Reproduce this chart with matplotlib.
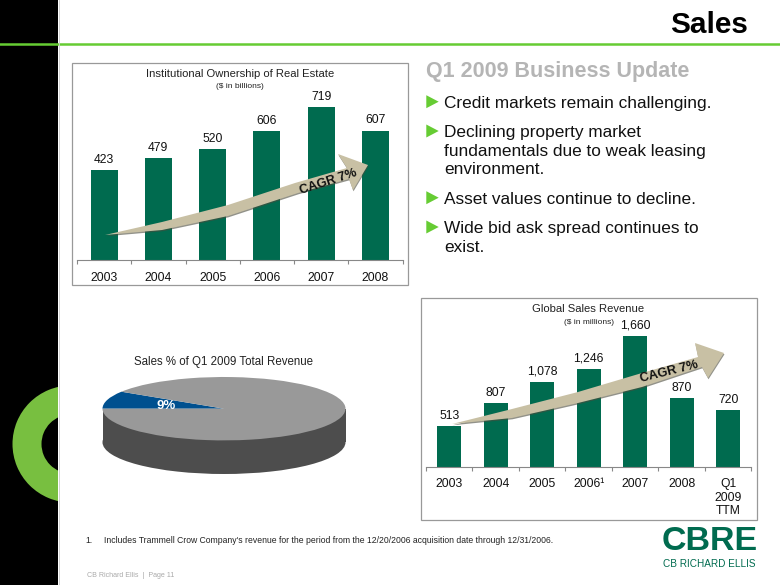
#!/usr/bin/env python3
# -*- coding: utf-8 -*-

import matplotlib
matplotlib.use("Agg")
import matplotlib.pyplot as plt
from matplotlib.patches import Polygon, Rectangle, Wedge

plt.rcParams['font.family'] = ['Liberation Sans', 'DejaVu Sans']

W = 780
H = 585

# data
own_years  = ['2003', '2004', '2005', '2006', '2007', '2008']
own_values = [423, 479, 520, 606, 719, 607]

rev_years  = ['2003', '2004', '2005', '2006¹', '2007', '2008', 'Q1\n2009\nTTM']
rev_values = [513, 807, 1078, 1246, 1660, 870, 720]
rev_labels = ['513', '807', '1,078', '1,246', '1,660', '870', '720']

pie_shares = [9, 91]
pie_labels = ['9%']

bullets = [
    ("Credit markets remain challenging.", 107.7, 101.7),
    ("Declining property market\nfundamentals due to weak leasing\nenvironment.", 137, 131),
    ("Asset values continue to decline.", 203.7, 197.7),
    ("Wide bid ask spread continues to\nexist.", 233, 227),
]

GREEN = '#006b4f'
LIME  = '#66cc33'
TAN   = '#c8c0a4'


def px_axes(fig, left, top, right, bottom, z):
    ax = fig.add_axes([left / W, 1 - bottom / H, (right - left) / W, (bottom - top) / H])
    ax.set_zorder(z)
    return ax


def bar_chart(fig, box, cats, values, labels, ymax, width):
    ax = px_axes(fig, box[0], box[1], box[2], box[3], 1)
    x = range(len(cats))
    ax.bar(x, values, width=width, color=GREEN)
    ax.set_xlim(-0.5, len(cats) - 0.5)
    ax.set_ylim(0, ymax)
    ax.patch.set_alpha(0)
    for s in ['top', 'left', 'right']:
        ax.spines[s].set_visible(False)
    ax.spines['bottom'].set_color('#888888')
    ax.set_yticks([])
    ax.set_xticks(list(x))
    ax.set_xticklabels(cats, fontsize=8.7, color='#111111', linespacing=1.15, va='top')
    ax.tick_params(axis='x', which='major', length=0, pad=8.3)
    ax.set_xticks([i - 0.5 for i in range(len(cats) + 1)], minor=True)
    ax.tick_params(axis='x', which='minor', length=3, color='#888888', width=0.8)
    for i, v in enumerate(values):
        ax.annotate(labels[i], (i, v), xytext=(0, 3.2), textcoords='offset points',
                    ha='center', va='bottom', fontsize=8.7, color='#111111')
    return ax


def arrow(ax, pts, text, tx, ty, rot):
    shadow = [(p[0] + 0.5, p[1] + 1.3) for p in pts]
    ax.add_patch(Polygon(shadow, closed=True, fc='#4a4a3c', ec='none', alpha=0.6))
    ax.add_patch(Polygon(pts, closed=True, fc=TAN, ec='none'))
    ax.text(tx, ty, text, rotation=rot, rotation_mode='anchor', ha='center', va='center',
            fontsize=9.2, fontweight='bold', color='#111111')


if __name__ == '__main__':

    fig = plt.figure(figsize=(W / 100, H / 100), dpi=100)

    # slide background, in pixels
    bg = px_axes(fig, 0, 0, W, H, 0)
    bg.set_xlim(0, W)
    bg.set_ylim(H, 0)
    bg.axis('off')
    bg.add_patch(Rectangle((0, 0), 58, H, fc='black', ec='none'))
    bg.add_patch(Wedge((71, 444), 58.5, 0, 360, width=29, fc='#78bf40', ec='none', zorder=2))
    bg.add_patch(Rectangle((58, 340), 90, 200, fc='white', ec='none', zorder=3))
    bg.plot([0, W], [43.5, 43.5], color=LIME, lw=1.8, zorder=4)
    bg.plot([58.5, 58.5], [0, H], color='#cccccc', lw=0.6, zorder=4)

    bg.text(748, 33, "Sales", ha='right', va='baseline', fontsize=21.4, fontweight='bold', color='black')
    bg.text(425.5, 77, "Q1 2009 Business Update", ha='left', va='baseline', fontsize=15.5,
            fontweight='bold', color='#b5b5b5')

    for txt, base, tri in bullets:
        for k, line in enumerate(txt.split('\n')):
            bg.text(444.3, base + 18.7 * k, line, ha='left', va='baseline', fontsize=12.45, color='#111111')
        bg.add_patch(Polygon([(426.3, tri - 6.5), (426.3, tri + 6.5), (438.7, tri)], closed=True, fc=LIME, ec='none'))

    # chart frames
    bg.add_patch(Rectangle((71.5, 63), 336, 222, fc='white', ec='#999999', lw=0.9))
    bg.add_patch(Rectangle((420.5, 298), 336, 222, fc='white', ec='#999999', lw=0.9))

    bg.text(240, 74, "Institutional Ownership of Real Estate", ha='center', va='center', fontsize=8.1, color='#222222')
    bg.text(240, 87, "($ in billions)", ha='center', va='center', fontsize=6, color='#222222')
    bg.text(588, 309, "Global Sales Revenue", ha='center', va='center', fontsize=8.1, color='#222222')
    bg.text(589, 322, "($ in millions)", ha='center', va='center', fontsize=6, color='#222222')
    bg.text(224, 362, "Sales % of Q1 2009 Total Revenue", ha='center', va='center', fontsize=8.3, color='#222222')

    bg.text(85, 540.5, "1.", ha='left', va='center', fontsize=6.25, color='#222222')
    bg.text(104.5, 540.5, "Includes Trammell Crow Company's revenue for the period from the 12/20/2006 "
            "acquisition date through 12/31/2006.", ha='left', va='center', fontsize=6.25, color='#222222')
    bg.text(87, 575.7, "CB Richard Ellis  |  Page 11", ha='left', va='center', fontsize=5.1, color='#aaaaaa')

    # logo
    bg.text(709.5, 550, "CBRE", ha='center', va='baseline', fontsize=24.5, fontweight='bold', color=GREEN)
    bg.text(709.5, 564, "CB RICHARD ELLIS", ha='center', va='center', fontsize=7.2, color=GREEN)

    # bars
    bar_chart(fig, (77, 89.8, 402.5, 260), own_years, own_values, [str(v) for v in own_values], 800, 0.5)
    bar_chart(fig, (426, 325.4, 751.5, 466.7), rev_years, rev_values, rev_labels, 1800, 0.52)

    # pie, squashed into an ellipse with a second one below it for the side
    pie = px_axes(fig, 224 - 121.5, 377, 224 + 121.5, 474, 1)
    pie.patch.set_alpha(0)
    pie.pie([100], colors=['#4d4d4d'], center=(0, -1.06), radius=1)
    pie.fill_between([-1, 1], -1.06, 0, color='#4d4d4d', lw=0)
    wedges, _ = pie.pie(pie_shares, colors=['#00508f', '#999999'], startangle=147.6, radius=1)
    pie.set_aspect('auto')
    pie.set_xlim(-1, 1)
    pie.set_ylim(-2.06, 1)
    pie.text(-0.48, 0.095, pie_labels[0], ha='center', va='center', fontsize=9.5, fontweight='bold',
             color='white', zorder=10)

    # arrows on top of the bars
    top = px_axes(fig, 0, 0, W, H, 2)
    top.set_xlim(0, W)
    top.set_ylim(H, 0)
    top.axis('off')
    arrow(top, [(105, 235), (162, 222), (228, 205), (295, 183), (347, 168), (338, 154), (368, 165),
                (353, 190), (349, 179), (298, 193), (228, 216), (162, 230)],
          "CAGR 7%", 328, 182, 18)
    arrow(top, [(452, 424), (512, 409), (578, 392), (642, 373), (698, 357), (695, 343), (724, 353),
                (708, 378), (702, 367), (642, 387), (578, 403), (512, 418)],
          "CAGR 7%", 669, 372, 14)

    plt.savefig("out.png", dpi=100)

● ● ●

**Work to complete:** Starting at the top of the listing above, please restate word for word each line up to and including the one that holds "pie_labels = ['9%']", omitting every image.

**Result of this task:**
Reproduce this chart with matplotlib.
#!/usr/bin/env python3
# -*- coding: utf-8 -*-

import matplotlib
matplotlib.use("Agg")
import matplotlib.pyplot as plt
from matplotlib.patches import Polygon, Rectangle, Wedge

plt.rcParams['font.family'] = ['Liberation Sans', 'DejaVu Sans']

W = 780
H = 585

# data
own_years  = ['2003', '2004', '2005', '2006', '2007', '2008']
own_values = [423, 479, 520, 606, 719, 607]

rev_years  = ['2003', '2004', '2005', '2006¹', '2007', '2008', 'Q1\n2009\nTTM']
rev_values = [513, 807, 1078, 1246, 1660, 870, 720]
rev_labels = ['513', '807', '1,078', '1,246', '1,660', '870', '720']

pie_shares = [9, 91]
pie_labels = ['9%']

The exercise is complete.